A practical way to think about it as a traveller
If you want to understand why a “small tweak” prevents bigger problems, picture security like a narrow bridge.
When everyone has to stop on the bridge to unpack and repack, the bridge becomes a car park. When the bridge keeps moving, the people checking tickets can actually check them-rather than shouting at the crowd to keep walking.
CT scanners and tray return systems don’t remove security. They remove friction. And friction is where small errors turn into bigger ones.
FAQ:
- Do CT cabin baggage scanners mean I can always leave liquids and electronics in my bag? Not always. Rules can differ by airport and even by lane, so follow the instructions and signage at the checkpoint you’re in.
- If it’s faster, does that mean it’s less thorough? No.

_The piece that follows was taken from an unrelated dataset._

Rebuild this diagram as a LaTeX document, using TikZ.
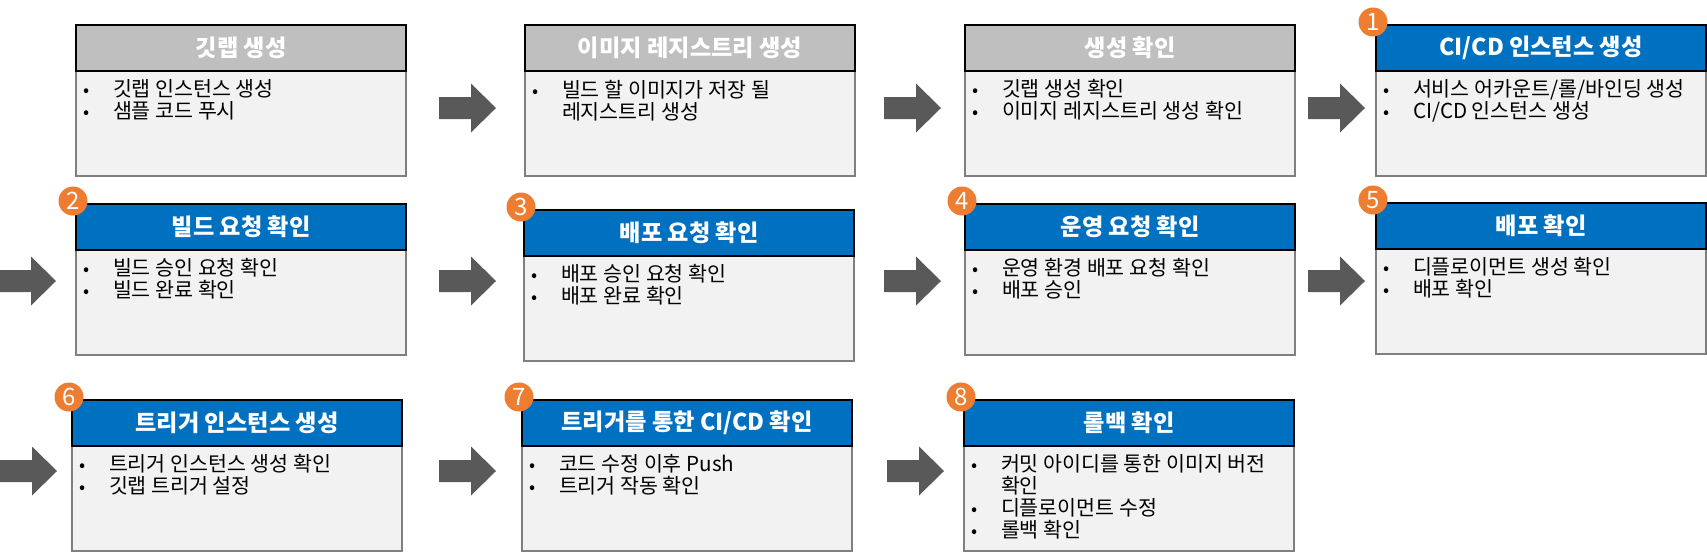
\documentclass[tikz,border=0pt]{standalone}
\usepackage{fontspec}
\setmainfont{Noto Sans CJK KR}
\usetikzlibrary{positioning}

\definecolor{headgrey}{HTML}{BFBFBF}
\definecolor{headblue}{HTML}{0070C0}
\definecolor{bodyfill}{HTML}{F2F2F2}
\definecolor{bodyline}{HTML}{7F7F7F}
\definecolor{arrowgrey}{HTML}{595959}
\definecolor{badgeorange}{HTML}{ED7D31}

% one bullet line, and the wrapped rest of a bullet
\newcommand\bul[1]{\hspace*{3.5pt}\makebox[15pt][l]{\small •}#1\par}
\newcommand\more[1]{\hspace*{18.5pt}#1\par}
\newcommand\bodytext[1]{\parbox[c][52.5pt][t]{165pt}{\fontsize{10.3}{11}\selectfont\vspace*{4.4pt}#1}}

\tikzset{
  head/.style={rectangle, draw=black, line width=0.75pt, anchor=north west, outer sep=0pt,
    minimum width=165pt, minimum height=23pt, inner sep=0pt,
    text=white, font=\fontsize{11.6}{13}\selectfont\bfseries},
  greyhead/.style={head, fill=headgrey},
  bluehead/.style={head, fill=headblue},
  bodybox/.style={rectangle, draw=bodyline, fill=bodyfill, line width=0.75pt, outer sep=0pt,
    minimum width=165pt, minimum height=52.5pt, inner sep=0pt, anchor=north west},
  badge/.style={circle, fill=badgeorange, text=white, inner sep=0pt, minimum size=14.5pt,
    font=\fontsize{12}{12}\selectfont, xshift=-1.5pt, yshift=1.5pt},
  pics/bigarrow/.style={code={
    \fill[arrowgrey] (0,-11) -- (32,-11) -- (32,-24.5) -- (57,0) -- (32,24.5) -- (32,11) -- (0,11) -- cycle;
  }}
}

\begin{document}
\begin{tikzpicture}[x=0.5pt, y=-0.5pt]
\useasboundingbox (0,0) rectangle (1707,554);

% first row
\node[bodybox] (bA) at (76,71) {\bodytext{\bul{깃랩 인스턴스 생성}\bul{샘플 코드 푸시}}};
\node[greyhead] (hA) at (76,25) {깃랩 생성};
\node[bodybox] (bB) at (525,71) {\bodytext{\bul{빌드 할 이미지가 저장 될}\more{레지스트리 생성}}};
\node[greyhead] (hB) at (525,25) {이미지 레지스트리 생성};
\node[bodybox] (bC) at (965,71) {\bodytext{\bul{깃랩 생성 확인}\bul{이미지 레지스트리 생성 확인}}};
\node[greyhead] (hC) at (965,25) {생성 확인};
\node[bodybox] (bD) at (1376,71) {\bodytext{\bul{서비스 어카운트/롤/바인딩 생성}\bul{CI/CD 인스턴스 생성}}};
\node[bluehead] (hD) at (1376,25) {CI/CD 인스턴스 생성};
\node[badge] (n1) at (hD.north west) {1};

% second row
\node[bodybox] (b2) at (76,250) {\bodytext{\bul{빌드 승인 요청 확인}\bul{빌드 완료 확인}}};
\node[bluehead] (h2) at (76,204) {빌드 요청 확인};
\node[badge] (n2) at (h2.north west) {2};
\node[bodybox] (b3) at (524,256) {\bodytext{\bul{배포 승인 요청 확인}\bul{배포 완료 확인}}};
\node[bluehead] (h3) at (524,210) {배포 요청 확인};
\node[badge] (n3) at (h3.north west) {3};
\node[bodybox] (b4) at (965,250) {\bodytext{\bul{운영 환경 배포 요청 확인}\bul{배포 승인}}};
\node[bluehead] (h4) at (965,204) {운영 요청 확인};
\node[badge] (n4) at (h4.north west) {4};
\node[bodybox] (b5) at (1376,249) {\bodytext{\bul{디플로이먼트 생성 확인}\bul{배포 확인}}};
\node[bluehead] (h5) at (1376,203) {배포 확인};
\node[badge] (n5) at (h5.north west) {5};

% third row
\node[bodybox] (b6) at (72,446) {\bodytext{\bul{트리거 인스턴스 생성 확인}\bul{깃랩 트리거 설정}}};
\node[bluehead] (h6) at (72,400) {트리거 인스턴스 생성};
\node[badge] (n6) at (h6.north west) {6};
\node[bodybox] (b7) at (522,446) {\bodytext{\bul{코드 수정 이후 Push}\bul{트리거 작동 확인}}};
\node[bluehead] (h7) at (522,400) {트리거를 통한 CI/CD 확인};
\node[badge] (n7) at (h7.north west) {7};
\node[bodybox] (b8) at (964,446) {\bodytext{\bul{커밋 아이디를 통한 이미지 버전}\more{확인}\bul{디플로이먼트 수정}\bul{롤백 확인}}};
\node[bluehead] (h8) at (964,400) {롤백 확인};
\node[badge] (n8) at (h8.north west) {8};

% block arrows between the steps
\foreach \ax/\ay in {439/108, 884/108, 1308/108, -1/281, 439/281, 884/281, 1308/281, 0/471, 439/471, 887/471}
  \pic at (\ax,\ay) {bigarrow};
\end{tikzpicture}
\end{document}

The point is to reduce unnecessary manual steps and give officers clearer imaging and more time to resolve alarms properly.
- Why do airports still ask people to take items out sometimes? Some lanes may not be CT-equipped, procedures can vary, and officers may still request an item for closer inspection if an image needs clarification.
- What’s the simplest way to avoid holding up the line? Empty pockets before you reach the trays, keep small items together, and move to the re-pack area before reorganising your bag.
- What “bigger issues” does a smoother lane actually prevent? Queue surges, rushed decisions, conflicts at the checkpoint, property loss incidents, and operational slowdowns that can force lanes to pause or close.